© Ashley Crawford 2007 (excerpt from catalog essay for ‘U-Turn’, Glendale College Art gallery, Los Angeles, 2007)
Ian Haig fails dismally when it comes to subtlety. His works explode in his viewers’ faces, requiring a thorough scrubbing to even remember the notion of hygiene. The bowel, genitalia, the permeability of skin, sex toys, bacteria all scuttle, crawl and ooze through his work. Like William S. Burroughs’ Dr Benway, Haig is a maverick surgeon of the bizarre creating an amphetamine fueled of grotesquerie. Like filmmaker David Cronenberg, Haig finds ways to invert the expected – even the title of his new series disturbs and disrupts expectations – Study for organs on the outside of the human body – we simply know it’s all going to hell.
Rendered in his crude drawing style, the drawings feature abstracted, mutant human forms. These works play with the notion of how the content of the body is considered as abject and repulsive when it is on the outside, rather than on the inside.

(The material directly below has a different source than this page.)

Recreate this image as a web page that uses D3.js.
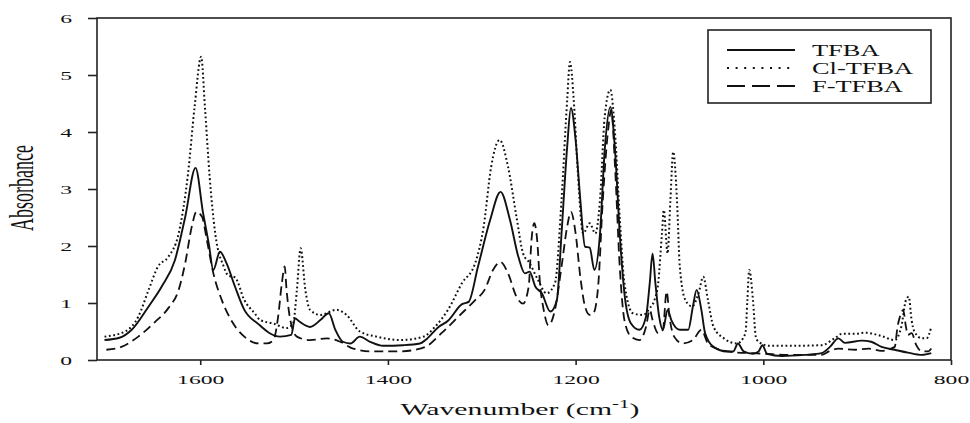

For Haig this has particular resonance in Los Angeles, which is renowned for its devotion to the worship of the exterior human body.
In Haig’s oeuvre the body is pathologised beyond plenitude. In addition to the drawings there is the video work, How to Make a Monster, depicting the artist undergoing a Terminator-like process of transformation by tearing the skin from his face.